▶ **Task**:
Write out the entire listing below exactly as it appears, minus any pictures.

start Data shown

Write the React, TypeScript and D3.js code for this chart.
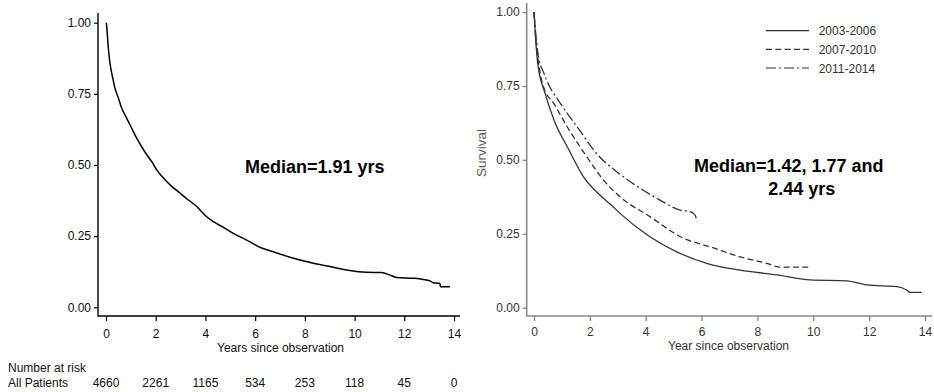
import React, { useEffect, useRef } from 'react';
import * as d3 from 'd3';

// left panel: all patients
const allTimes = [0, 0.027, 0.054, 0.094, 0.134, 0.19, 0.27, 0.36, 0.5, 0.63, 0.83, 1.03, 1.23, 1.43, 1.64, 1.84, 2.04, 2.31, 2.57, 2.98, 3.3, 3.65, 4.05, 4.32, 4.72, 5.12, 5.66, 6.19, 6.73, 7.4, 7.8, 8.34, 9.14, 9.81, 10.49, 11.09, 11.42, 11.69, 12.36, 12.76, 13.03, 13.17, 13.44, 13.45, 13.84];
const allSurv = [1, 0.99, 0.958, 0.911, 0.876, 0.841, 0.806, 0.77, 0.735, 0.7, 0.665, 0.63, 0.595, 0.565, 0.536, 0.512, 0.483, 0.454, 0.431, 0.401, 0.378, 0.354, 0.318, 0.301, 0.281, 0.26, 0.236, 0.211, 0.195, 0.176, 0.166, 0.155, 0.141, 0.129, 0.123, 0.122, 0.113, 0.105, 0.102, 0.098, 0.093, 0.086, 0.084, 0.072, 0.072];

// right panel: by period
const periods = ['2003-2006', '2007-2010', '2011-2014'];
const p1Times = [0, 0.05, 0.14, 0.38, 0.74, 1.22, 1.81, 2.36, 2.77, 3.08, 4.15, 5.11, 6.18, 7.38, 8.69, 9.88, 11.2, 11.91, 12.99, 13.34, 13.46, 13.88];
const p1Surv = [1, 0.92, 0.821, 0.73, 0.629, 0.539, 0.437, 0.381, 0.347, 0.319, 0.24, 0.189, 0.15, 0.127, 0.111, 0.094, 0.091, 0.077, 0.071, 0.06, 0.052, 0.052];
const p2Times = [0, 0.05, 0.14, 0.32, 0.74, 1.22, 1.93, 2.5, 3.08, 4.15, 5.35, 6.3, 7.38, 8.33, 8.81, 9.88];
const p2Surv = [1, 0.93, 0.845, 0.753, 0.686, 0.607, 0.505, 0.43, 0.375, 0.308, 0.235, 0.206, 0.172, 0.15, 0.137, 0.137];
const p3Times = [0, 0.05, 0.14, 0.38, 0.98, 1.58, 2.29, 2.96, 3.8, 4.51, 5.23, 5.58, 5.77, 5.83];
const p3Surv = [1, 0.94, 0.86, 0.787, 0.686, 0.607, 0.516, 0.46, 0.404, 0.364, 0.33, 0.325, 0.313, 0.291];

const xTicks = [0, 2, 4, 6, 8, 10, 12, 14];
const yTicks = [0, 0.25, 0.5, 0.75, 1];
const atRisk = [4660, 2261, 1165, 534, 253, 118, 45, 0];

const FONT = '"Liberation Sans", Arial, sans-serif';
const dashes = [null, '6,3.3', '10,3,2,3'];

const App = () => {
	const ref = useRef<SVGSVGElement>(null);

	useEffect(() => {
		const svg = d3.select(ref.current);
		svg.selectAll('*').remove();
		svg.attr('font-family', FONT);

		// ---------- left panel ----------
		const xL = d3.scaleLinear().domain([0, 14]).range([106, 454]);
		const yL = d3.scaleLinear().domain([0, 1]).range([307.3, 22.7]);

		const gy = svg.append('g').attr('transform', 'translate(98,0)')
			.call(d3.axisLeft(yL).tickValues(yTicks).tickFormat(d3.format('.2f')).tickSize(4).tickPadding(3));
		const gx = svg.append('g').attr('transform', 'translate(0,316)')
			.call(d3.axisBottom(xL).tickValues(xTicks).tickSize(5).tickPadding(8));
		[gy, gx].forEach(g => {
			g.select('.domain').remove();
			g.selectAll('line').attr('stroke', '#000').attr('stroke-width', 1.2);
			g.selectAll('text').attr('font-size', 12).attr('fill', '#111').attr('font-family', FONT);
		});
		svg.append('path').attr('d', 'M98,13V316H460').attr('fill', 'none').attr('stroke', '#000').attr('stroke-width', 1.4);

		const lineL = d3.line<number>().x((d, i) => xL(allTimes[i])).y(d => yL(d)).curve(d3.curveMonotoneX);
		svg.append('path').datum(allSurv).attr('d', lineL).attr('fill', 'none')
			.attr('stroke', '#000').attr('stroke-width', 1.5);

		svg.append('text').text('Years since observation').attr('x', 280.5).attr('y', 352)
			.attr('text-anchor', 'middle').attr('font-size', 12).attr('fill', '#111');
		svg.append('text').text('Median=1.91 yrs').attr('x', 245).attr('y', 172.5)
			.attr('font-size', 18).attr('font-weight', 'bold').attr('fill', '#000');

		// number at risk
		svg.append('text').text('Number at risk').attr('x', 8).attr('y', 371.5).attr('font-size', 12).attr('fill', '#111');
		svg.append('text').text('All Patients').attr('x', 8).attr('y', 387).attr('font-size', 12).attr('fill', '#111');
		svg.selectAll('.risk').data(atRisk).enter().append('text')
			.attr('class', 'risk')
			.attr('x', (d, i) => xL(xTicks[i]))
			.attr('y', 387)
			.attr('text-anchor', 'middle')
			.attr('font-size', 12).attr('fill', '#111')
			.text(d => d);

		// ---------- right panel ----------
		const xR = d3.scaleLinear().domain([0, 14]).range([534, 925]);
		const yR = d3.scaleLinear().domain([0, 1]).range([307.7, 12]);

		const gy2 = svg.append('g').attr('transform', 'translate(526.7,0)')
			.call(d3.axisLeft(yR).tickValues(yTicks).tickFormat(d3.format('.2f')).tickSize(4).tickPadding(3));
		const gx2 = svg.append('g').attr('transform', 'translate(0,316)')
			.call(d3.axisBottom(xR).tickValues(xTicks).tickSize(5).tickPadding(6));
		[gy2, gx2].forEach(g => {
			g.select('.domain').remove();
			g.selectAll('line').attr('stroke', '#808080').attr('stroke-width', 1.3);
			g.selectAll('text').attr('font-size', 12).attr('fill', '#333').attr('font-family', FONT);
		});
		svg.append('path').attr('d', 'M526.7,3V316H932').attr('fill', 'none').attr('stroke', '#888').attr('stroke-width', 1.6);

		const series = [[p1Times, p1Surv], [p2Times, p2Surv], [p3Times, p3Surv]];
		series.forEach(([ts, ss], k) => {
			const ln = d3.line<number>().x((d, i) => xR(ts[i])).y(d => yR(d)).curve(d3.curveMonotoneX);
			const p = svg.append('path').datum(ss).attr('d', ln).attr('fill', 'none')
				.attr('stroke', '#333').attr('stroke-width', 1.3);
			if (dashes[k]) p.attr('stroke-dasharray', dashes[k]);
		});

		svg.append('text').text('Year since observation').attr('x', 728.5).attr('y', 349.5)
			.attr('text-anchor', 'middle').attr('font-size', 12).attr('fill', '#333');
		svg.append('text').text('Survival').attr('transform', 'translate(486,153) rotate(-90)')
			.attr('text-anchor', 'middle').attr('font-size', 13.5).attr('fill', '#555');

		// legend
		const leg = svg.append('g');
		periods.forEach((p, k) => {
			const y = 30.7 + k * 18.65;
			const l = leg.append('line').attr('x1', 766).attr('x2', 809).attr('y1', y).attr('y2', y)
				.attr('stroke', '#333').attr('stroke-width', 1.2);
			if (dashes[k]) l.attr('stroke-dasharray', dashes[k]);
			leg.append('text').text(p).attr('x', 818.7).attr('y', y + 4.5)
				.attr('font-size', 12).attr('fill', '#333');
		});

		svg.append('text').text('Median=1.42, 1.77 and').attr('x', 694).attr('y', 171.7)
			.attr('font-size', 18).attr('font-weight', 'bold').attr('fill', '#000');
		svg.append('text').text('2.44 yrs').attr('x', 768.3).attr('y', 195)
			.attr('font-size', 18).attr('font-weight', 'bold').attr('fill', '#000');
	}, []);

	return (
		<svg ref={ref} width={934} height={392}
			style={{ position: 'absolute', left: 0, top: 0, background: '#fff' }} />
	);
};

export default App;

end Data shown

▶ **Written solution**:
Write the React, TypeScript and D3.js code for this chart.
import React, { useEffect, useRef } from 'react';
import * as d3 from 'd3';

// left panel: all patients
const allTimes = [0, 0.027, 0.054, 0.094, 0.134, 0.19, 0.27, 0.36, 0.5, 0.63, 0.83, 1.03, 1.23, 1.43, 1.64, 1.84, 2.04, 2.31, 2.57, 2.98, 3.3, 3.65, 4.05, 4.32, 4.72, 5.12, 5.66, 6.19, 6.73, 7.4, 7.8, 8.34, 9.14, 9.81, 10.49, 11.09, 11.42, 11.69, 12.36, 12.76, 13.03, 13.17, 13.44, 13.45, 13.84];
const allSurv = [1, 0.99, 0.958, 0.911, 0.876, 0.841, 0.806, 0.77, 0.735, 0.7, 0.665, 0.63, 0.595, 0.565, 0.536, 0.512, 0.483, 0.454, 0.431, 0.401, 0.378, 0.354, 0.318, 0.301, 0.281, 0.26, 0.236, 0.211, 0.195, 0.176, 0.166, 0.155, 0.141, 0.129, 0.123, 0.122, 0.113, 0.105, 0.102, 0.098, 0.093, 0.086, 0.084, 0.072, 0.072];

// right panel: by period
const periods = ['2003-2006', '2007-2010', '2011-2014'];
const p1Times = [0, 0.05, 0.14, 0.38, 0.74, 1.22, 1.81, 2.36, 2.77, 3.08, 4.15, 5.11, 6.18, 7.38, 8.69, 9.88, 11.2, 11.91, 12.99, 13.34, 13.46, 13.88];
const p1Surv = [1, 0.92, 0.821, 0.73, 0.629, 0.539, 0.437, 0.381, 0.347, 0.319, 0.24, 0.189, 0.15, 0.127, 0.111, 0.094, 0.091, 0.077, 0.071, 0.06, 0.052, 0.052];
const p2Times = [0, 0.05, 0.14, 0.32, 0.74, 1.22, 1.93, 2.5, 3.08, 4.15, 5.35, 6.3, 7.38, 8.33, 8.81, 9.88];
const p2Surv = [1, 0.93, 0.845, 0.753, 0.686, 0.607, 0.505, 0.43, 0.375, 0.308, 0.235, 0.206, 0.172, 0.15, 0.137, 0.137];
const p3Times = [0, 0.05, 0.14, 0.38, 0.98, 1.58, 2.29, 2.96, 3.8, 4.51, 5.23, 5.58, 5.77, 5.83];
const p3Surv = [1, 0.94, 0.86, 0.787, 0.686, 0.607, 0.516, 0.46, 0.404, 0.364, 0.33, 0.325, 0.313, 0.291];

const xTicks = [0, 2, 4, 6, 8, 10, 12, 14];
const yTicks = [0, 0.25, 0.5, 0.75, 1];
const atRisk = [4660, 2261, 1165, 534, 253, 118, 45, 0];

const FONT = '"Liberation Sans", Arial, sans-serif';
const dashes = [null, '6,3.3', '10,3,2,3'];

const App = () => {
	const ref = useRef<SVGSVGElement>(null);

	useEffect(() => {
		const svg = d3.select(ref.current);
		svg.selectAll('*').remove();
		svg.attr('font-family', FONT);

		// ---------- left panel ----------
		const xL = d3.scaleLinear().domain([0, 14]).range([106, 454]);
		const yL = d3.scaleLinear().domain([0, 1]).range([307.3, 22.7]);

		const gy = svg.append('g').attr('transform', 'translate(98,0)')
			.call(d3.axisLeft(yL).tickValues(yTicks).tickFormat(d3.format('.2f')).tickSize(4).tickPadding(3));
		const gx = svg.append('g').attr('transform', 'translate(0,316)')
			.call(d3.axisBottom(xL).tickValues(xTicks).tickSize(5).tickPadding(8));
		[gy, gx].forEach(g => {
			g.select('.domain').remove();
			g.selectAll('line').attr('stroke', '#000').attr('stroke-width', 1.2);
			g.selectAll('text').attr('font-size', 12).attr('fill', '#111').attr('font-family', FONT);
		});
		svg.append('path').attr('d', 'M98,13V316H460').attr('fill', 'none').attr('stroke', '#000').attr('stroke-width', 1.4);

		const lineL = d3.line<number>().x((d, i) => xL(allTimes[i])).y(d => yL(d)).curve(d3.curveMonotoneX);
		svg.append('path').datum(allSurv).attr('d', lineL).attr('fill', 'none')
			.attr('stroke', '#000').attr('stroke-width', 1.5);

		svg.append('text').text('Years since observation').attr('x', 280.5).attr('y', 352)
			.attr('text-anchor', 'middle').attr('font-size', 12).attr('fill', '#111');
		svg.append('text').text('Median=1.91 yrs').attr('x', 245).attr('y', 172.5)
			.attr('font-size', 18).attr('font-weight', 'bold').attr('fill', '#000');

		// number at risk
		svg.append('text').text('Number at risk').attr('x', 8).attr('y', 371.5).attr('font-size', 12).attr('fill', '#111');
		svg.append('text').text('All Patients').attr('x', 8).attr('y', 387).attr('font-size', 12).attr('fill', '#111');
		svg.selectAll('.risk').data(atRisk).enter().append('text')
			.attr('class', 'risk')
			.attr('x', (d, i) => xL(xTicks[i]))
			.attr('y', 387)
			.attr('text-anchor', 'middle')
			.attr('font-size', 12).attr('fill', '#111')
			.text(d => d);

		// ---------- right panel ----------
		const xR = d3.scaleLinear().domain([0, 14]).range([534, 925]);
		const yR = d3.scaleLinear().domain([0, 1]).range([307.7, 12]);

		const gy2 = svg.append('g').attr('transform', 'translate(526.7,0)')
			.call(d3.axisLeft(yR).tickValues(yTicks).tickFormat(d3.format('.2f')).tickSize(4).tickPadding(3));
		const gx2 = svg.append('g').attr('transform', 'translate(0,316)')
			.call(d3.axisBottom(xR).tickValues(xTicks).tickSize(5).tickPadding(6));
		[gy2, gx2].forEach(g => {
			g.select('.domain').remove();
			g.selectAll('line').attr('stroke', '#808080').attr('stroke-width', 1.3);
			g.selectAll('text').attr('font-size', 12).attr('fill', '#333').attr('font-family', FONT);
		});
		svg.append('path').attr('d', 'M526.7,3V316H932').attr('fill', 'none').attr('stroke', '#888').attr('stroke-width', 1.6);

		const series = [[p1Times, p1Surv], [p2Times, p2Surv], [p3Times, p3Surv]];
		series.forEach(([ts, ss], k) => {
			const ln = d3.line<number>().x((d, i) => xR(ts[i])).y(d => yR(d)).curve(d3.curveMonotoneX);
			const p = svg.append('path').datum(ss).attr('d', ln).attr('fill', 'none')
				.attr('stroke', '#333').attr('stroke-width', 1.3);
			if (dashes[k]) p.attr('stroke-dasharray', dashes[k]);
		});

		svg.append('text').text('Year since observation').attr('x', 728.5).attr('y', 349.5)
			.attr('text-anchor', 'middle').attr('font-size', 12).attr('fill', '#333');
		svg.append('text').text('Survival').attr('transform', 'translate(486,153) rotate(-90)')
			.attr('text-anchor', 'middle').attr('font-size', 13.5).attr('fill', '#555');

		// legend
		const leg = svg.append('g');
		periods.forEach((p, k) => {
			const y = 30.7 + k * 18.65;
			const l = leg.append('line').attr('x1', 766).attr('x2', 809).attr('y1', y).attr('y2', y)
				.attr('stroke', '#333').attr('stroke-width', 1.2);
			if (dashes[k]) l.attr('stroke-dasharray', dashes[k]);
			leg.append('text').text(p).attr('x', 818.7).attr('y', y + 4.5)
				.attr('font-size', 12).attr('fill', '#333');
		});

		svg.append('text').text('Median=1.42, 1.77 and').attr('x', 694).attr('y', 171.7)
			.attr('font-size', 18).attr('font-weight', 'bold').attr('fill', '#000');
		svg.append('text').text('2.44 yrs').attr('x', 768.3).attr('y', 195)
			.attr('font-size', 18).attr('font-weight', 'bold').attr('fill', '#000');
	}, []);

	return (
		<svg ref={ref} width={934} height={392}
			style={{ position: 'absolute', left: 0, top: 0, background: '#fff' }} />
	);
};

export default App;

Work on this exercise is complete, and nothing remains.